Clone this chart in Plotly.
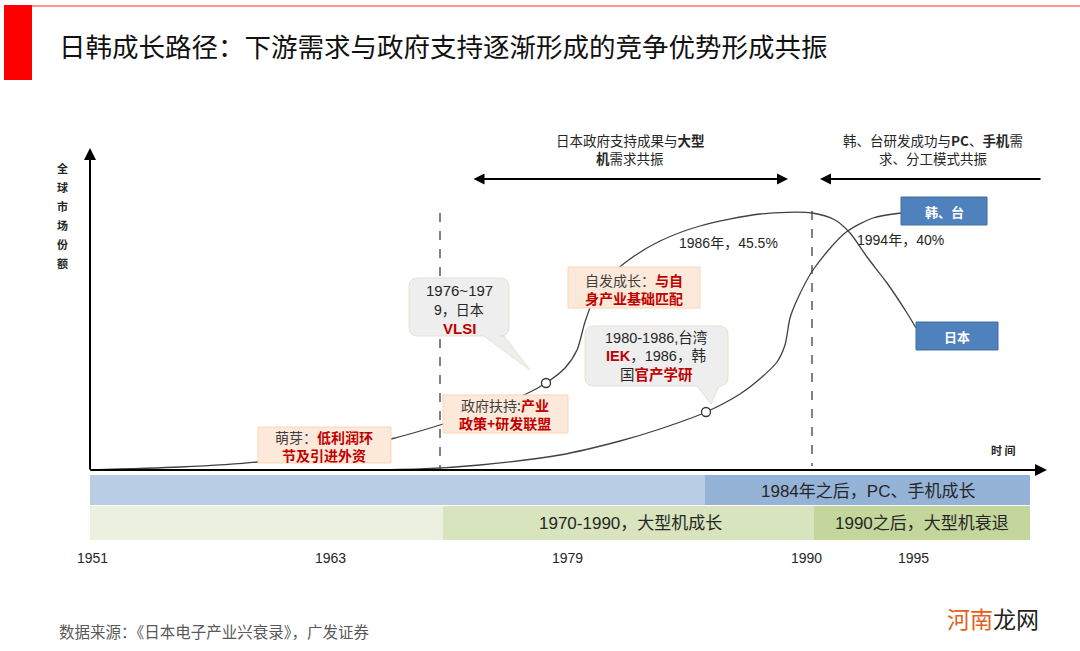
import plotly.graph_objects as go

# ---------------- data ----------------
title_text = "日韩成长路径：下游需求与政府支持逐渐形成的竞争优势形成共振"
source_text = "数据来源：《日本电子产业兴衰录》，广发证券"
year_labels = ["1951", "1963", "1979", "1990", "1995"]
year_x = [92, 330, 567, 806, 913]

# schematic market-share curves (diagram coordinates)
japan_x = [90, 180, 257, 330, 391, 440, 490, 528, 546, 565, 577, 585, 595, 610, 630, 660, 700, 760, 812, 835, 850, 867, 887, 907, 916]
japan_y = [470, 467, 462, 452, 439, 425, 408, 393, 383, 368, 350, 322, 296, 276, 259, 241, 226, 214, 213, 220, 233, 257, 283, 313, 328]
korea_x = [340, 420, 480, 560, 620, 660, 706, 740, 762, 777, 785, 790, 797, 813, 845, 873, 901]
korea_y = [470, 469, 465, 455, 441, 429, 412, 394, 377, 362, 345, 318, 300, 270, 233, 218, 213]
marker_x = [546, 706]
marker_y = [383, 412]

band1_labels = ["", "1984年之后，PC、手机成长"]
band2_labels = ["", "1970-1990，大型机成长", "1990之后，大型机衰退"]
yaxis_label = list("全球市场份额")

RED = "#c00000"
CJK = "Noto Sans CJK SC"
LAT = "Liberation Sans, Arial, Noto Sans CJK SC"
NARROW = "Liberation Sans Narrow, Liberation Sans, Noto Sans CJK SC"

fig = go.Figure()

# curves
fig.add_trace(go.Scatter(x=japan_x, y=japan_y, mode="lines", line=dict(color="#404040", width=1.3, shape="spline", smoothing=0.8), hoverinfo="skip"))
fig.add_trace(go.Scatter(x=korea_x, y=korea_y, mode="lines", line=dict(color="#404040", width=1.3, shape="spline", smoothing=0.8), hoverinfo="skip"))

shapes = []
ann = []

def rect(x0, y0, x1, y1, fill, line=None, lw=1, layer="above"):
    shapes.append(dict(type="rect", xref="x", yref="y", x0=x0, y0=y0, x1=x1, y1=y1,
                       fillcolor=fill, line=dict(color=line or fill, width=lw if line else 0), layer=layer))

def text(x, y, s, size=13, color="#262626", family=CJK, xanchor="center", yanchor="middle"):
    ann.append(dict(x=x, y=y, xref="x", yref="y", text=s, showarrow=False, xanchor=xanchor, yanchor=yanchor,
                    font=dict(size=size, color=color, family=family)))

def bubble(x0, y0, x1, y1, bx0, bx1, tx, ty, r=9):
    p = (f"M {x0+r},{y0} L {x1-r},{y0} Q {x1},{y0} {x1},{y0+r} L {x1},{y1-r} Q {x1},{y1} {x1-r},{y1} "
         f"L {bx1},{y1} L {tx},{ty} L {bx0},{y1} L {x0+r},{y1} Q {x0},{y1} {x0},{y1-r} L {x0},{y0+r} Q {x0},{y0} {x0+r},{y0} Z")
    shapes.append(dict(type="path", xref="x", yref="y", path=p, fillcolor="#eeeeee",
                       line=dict(color="#e6e2cf", width=1), layer="above"))

# header
rect(4, 5, 32, 80, "#ff0000")
shapes.append(dict(type="line", xref="x", yref="y", x0=32, y0=6, x1=1080, y1=6, line=dict(color="#ff7070", width=1.5)))
text(57, 45, title_text, size=26.5, color="#111111", xanchor="left")

# bands
rect(90, 475, 705, 505, "#b9cde5", layer="below")
rect(705, 475, 1030, 505, "#95b3d7", layer="below")
rect(90, 506, 443, 540, "#ebf1de", layer="below")
rect(443, 506, 814, 540, "#d7e4bd", layer="below")
rect(814, 506, 1030, 540, "#c3d69b", layer="below")
text(868, 491, band1_labels[1], size=17, color="#262626", family=NARROW)
text(630, 523, band2_labels[1], size=17, color="#262626", family=NARROW)
text(922, 523, band2_labels[2], size=17, color="#262626", family=NARROW)

# year labels
for yl, yx in zip(year_labels, year_x):
    text(yx, 558, yl, size=14, color="#262626", family=NARROW)

# dashed lines
shapes.append(dict(type="line", xref="x", yref="y", x0=440, y0=213, x1=440, y1=470, line=dict(color="#404040", width=1.3, dash="dash")))
shapes.append(dict(type="line", xref="x", yref="y", x0=812, y0=211, x1=812, y1=466, line=dict(color="#404040", width=1.3, dash="dash")))

# axes arrows
ann.append(dict(x=90, y=148, ax=90, ay=471, xref="x", yref="y", axref="x", ayref="y", text="", showarrow=True,
                arrowhead=2, arrowsize=1.2, arrowwidth=2, arrowcolor="#000000"))
ann.append(dict(x=1047, y=470, ax=89, ay=470, xref="x", yref="y", axref="x", ayref="y", text="", showarrow=True,
                arrowhead=2, arrowsize=1.2, arrowwidth=2, arrowcolor="#000000"))
for i, ch in enumerate(yaxis_label):
    text(62, 168 + i * 19, f"<b>{ch}</b>", size=11, color="#262626")
text(1003, 450, "<b>时 间</b>", size=11, color="#262626")

# top phase labels and arrows
text(630, 140, "日本政府支持成果与<b>大型</b>", size=13.5, color="#262626")
text(630, 158, "<b>机</b>需求共振", size=13.5, color="#262626")
text(933, 140, "韩、台研发成功与<b>PC</b>、<b>手机</b>需", size=13.5, color="#262626")
text(933, 158, "求、分工模式共振", size=13.5, color="#262626")
ann.append(dict(x=788, y=179, ax=472, ay=179, xref="x", yref="y", axref="x", ayref="y", text="", showarrow=True,
                arrowhead=2, startarrowhead=2, arrowside="end+start", arrowsize=1.1, arrowwidth=2, arrowcolor="#000000"))
ann.append(dict(x=820, y=179, ax=1042, ay=179, xref="x", yref="y", axref="x", ayref="y", text="", showarrow=True,
                arrowhead=2, arrowsize=1.1, arrowwidth=2, arrowcolor="#000000"))

# peak labels
text(728, 243, "1986年，45.5%", size=14, color="#262626", family=LAT)
text(900, 240, "1994年，40%", size=14, color="#262626", family=LAT)

# country boxes
rect(901, 197, 987, 225, "#4f81bd", line="#41719c")
text(944, 211, "<b>韩、台</b>", size=13, color="#ffffff")
rect(916, 322, 998, 350, "#4f81bd", line="#41719c")
text(957, 336, "<b>日本</b>", size=13, color="#ffffff")

# orange stage boxes
rect(258, 427, 391, 463, "#fde9d9", line="#fcd5b5")
text(324, 437, f"萌芽：<span style='color:{RED}'><b>低利润环</b></span>", size=14, color="#404040")
text(324, 455, f"<b>节及引进外资</b>", size=14, color=RED)
rect(443, 395, 568, 433, "#fde9d9", line="#fcd5b5")
text(505, 405, f"政府扶持:<span style='color:{RED}'><b>产业</b></span>", size=14, color="#404040")
text(505, 423, "<b>政策+研发联盟</b>", size=14, color=RED)
rect(568, 267, 700, 308, "#fde9d9", line="#fcd5b5")
text(634, 280, f"自发成长：<span style='color:{RED}'><b>与自</b></span>", size=14, color="#404040")
text(634, 298, "<b>身产业基础匹配</b>", size=14, color=RED)

# speech bubbles
bubble(409, 278, 509, 336, 484, 504, 530, 370)
text(459, 290, "1976~197", size=15, color="#262626", family=LAT)
text(459, 310, "9，日本", size=14, color="#262626", family=LAT)
text(459, 328, "<b>VLSI</b>", size=15, color=RED, family=LAT)
bubble(585, 326, 728, 386, 697, 719, 711, 404)
text(656, 338, "1980-1986,台湾", size=14.5, color="#262626", family=LAT)
text(656, 356, f"<b><span style='color:{RED}'>IEK</span></b>，1986，韩", size=14.5, color="#262626", family=LAT)
text(656, 374, f"国<span style='color:{RED}'><b>官产学研</b></span>", size=14.5, color="#262626", family=LAT)

# markers (on top)
fig.add_trace(go.Scatter(x=marker_x, y=marker_y, mode="markers",
                         marker=dict(size=9, color="#ffffff", line=dict(color="#333333", width=1.3)), hoverinfo="skip"))

# footer
text(57, 631, source_text, size=15.5, color="#595959", xanchor="left")
text(945, 618, "<span style='color:#e0601c'>河南</span>龙网", size=23, color="#222222", xanchor="left")

fig.update_layout(
    width=1080, height=651, margin=dict(l=0, r=0, t=0, b=0),
    paper_bgcolor="white", plot_bgcolor="white", showlegend=False,
    xaxis=dict(range=[0, 1080], visible=False, fixedrange=True),
    yaxis=dict(range=[651, 0], visible=False, fixedrange=True),
    shapes=shapes, annotations=ann,
)
fig.write_html("out.html", config={"displayModeBar": False}, post_script="document.body.style.margin='0';")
*****
» Work to be completed: Quote, exactly and only, the lines from the first line of the data above through the line containing "year_x = [92, 330, 567, 806, 913]". The pictures do not belong in it.

» Task output:
Clone this chart in Plotly.
import plotly.graph_objects as go

# ---------------- data ----------------
title_text = "日韩成长路径：下游需求与政府支持逐渐形成的竞争优势形成共振"
source_text = "数据来源：《日本电子产业兴衰录》，广发证券"
year_labels = ["1951", "1963", "1979", "1990", "1995"]
year_x = [92, 330, 567, 806, 913]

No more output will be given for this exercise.